To be a bit more precise: You cannot claim that you're right if you're talking about personal preference or taste. For many people character building is an integral and essential part to the rpg genre. Therefore it is only natural that rpgs that feature a true "hero" right from the start will most likely be the exception.
In his argumentation Jeff Vogel is also somewhat hypocritical. On the one hand he vehemently argues in favour of breaking old patterns, but on the other hand he very much relies on such patterns. I for once find that the cliché of the mighty protagonist that is able to perform heroic, almost epic deeds is used in an almost inflationary way. As you can see - it all comes back to personal preference.

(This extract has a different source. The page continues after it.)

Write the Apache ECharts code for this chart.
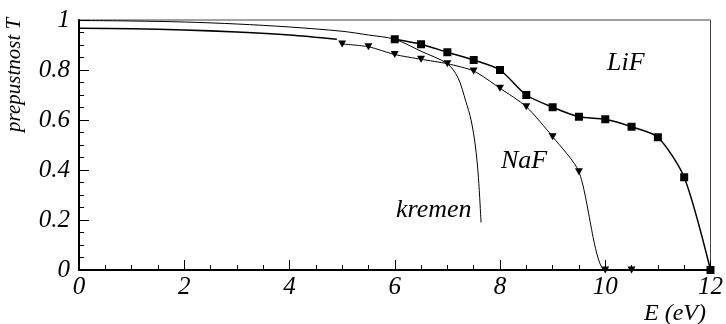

The author has many valid points, but again and again he seems to draw conclusions that are so far off that one is inclined to just stop reading. Trash for example. I can see his point, and in a way I agree with him. Although I doubt that even the classics of the rpg genre could get along without some trash - but anyway… let's just say the author has a point. And now comes the conclusion:

One solution to this tedium is the extreme one - get rid of everything that isn't a boss. The excellent action game Shadow of the Colossus does this. It's just 16 boss fights (with tedious but relatively quick horse rides between them). It's awesome.
After having a read a passage like the above one, I was not entirely sure if Vogel is serious or not. How the hell can you compare Shadow of the Colossus with a rpg. It's a totally different genre, and it gets rid of one problem by creating several others. And how can you argue that today's rpgs do not feature interesting quests and then praise a pos like that?

Same goes basically for the rest of the article. At some point he talks about God of War and GoW2, both some fairly nice action games that I had the pleasure to play on a friend's playstation. But these games do simply not compare with the rpg genre. They are action games, linear, with a simple story, without character development, and minimum of dialogue. It's easy to make a game that excels other games in just one or two aspects if the rest of the game is that simple.

Look at Fallout, look at Baldur's Gate, look at other great rpgs - most of them have their fair share of repetitive combat and enemies… but they have elements which make up for certain deficiencies in other areas. The more complex a game the more complicated it gets to make a game that excels in every single aspect.